O ex-governante norueguês disse ainda que as sondagens nos países membros da NATO mostram um apoio à Ucrânia que permite "continuar a dar apoio pelo tempo que for preciso".

Apelos para conversações

Aos altos e baixos militares os políticos e diplomatas ajustam o discurso. Perante as dificuldades no terreno, o regime russo voltou a mostrar abertura para negociações. "Ainda estamos abertos a negociações. Nunca nos recusámos a tê-las. Estamos prontos a negociar, claro, tendo em conta as realidades que estão a surgir neste momento", disse a porta-voz do Ministério dos Negócios Estrangeiros, Maria Zakharova. Que aproveitou o momento para, desta vez, criticar o governo alemão por ter enviado mais material militar para a Ucrânia. "Em vez de usar a sua influência junto do regime de Kiev, o lado alemão (...) continua a reforçar a força militar do regime de Kiev com vários sistemas de armamento, encorajando-o assim a continuar as hostilidades a qualquer custo", disse.
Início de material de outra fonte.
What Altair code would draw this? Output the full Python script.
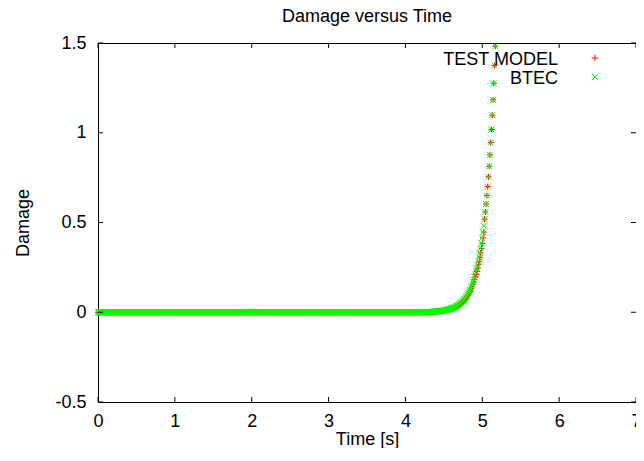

Enquanto isso, o secretário do Conselho de Segurança, Nikolai Petrushev, deslocou-se a Teerão, onde se encontrou com o homólogo Ali Shamkhani, tendo ouvido do iraniano o apoio a "qualquer iniciativa baseada no diálogo que leve a uma trégua e à paz entre a Rússia e a Ucrânia".

Orbán impede ajuda europeia

No dia em que a Comissão Europeia anunciou o plano de assistência económica à Ucrânia de 18 mil milhões de euros, o governo da Hungria informou que vai reprová-lo como já ameaçara. Ao abrigo do plano, a UE enviaria a Kiev 1,5 mil milhões de euros/mês sob a forma de empréstimos a 35 anos. "Vamos assegurar que a Ucrânia saia desta guerra como um país próspero, no caminho da integração europeia", disse a presidente da Comissão Ursula von der Leyen.

"Isto demonstra a verdadeira solidariedade da UE", reagiu Zelensky. Segundo o Politico, o governo de Orbán propôs realizar uma reforma judicial para ver desbloqueados fundos do PRR de 7,2 mil milhões de euros. O seu veto à ajuda a Kiev pode cair caso o dossiê seja resolvido.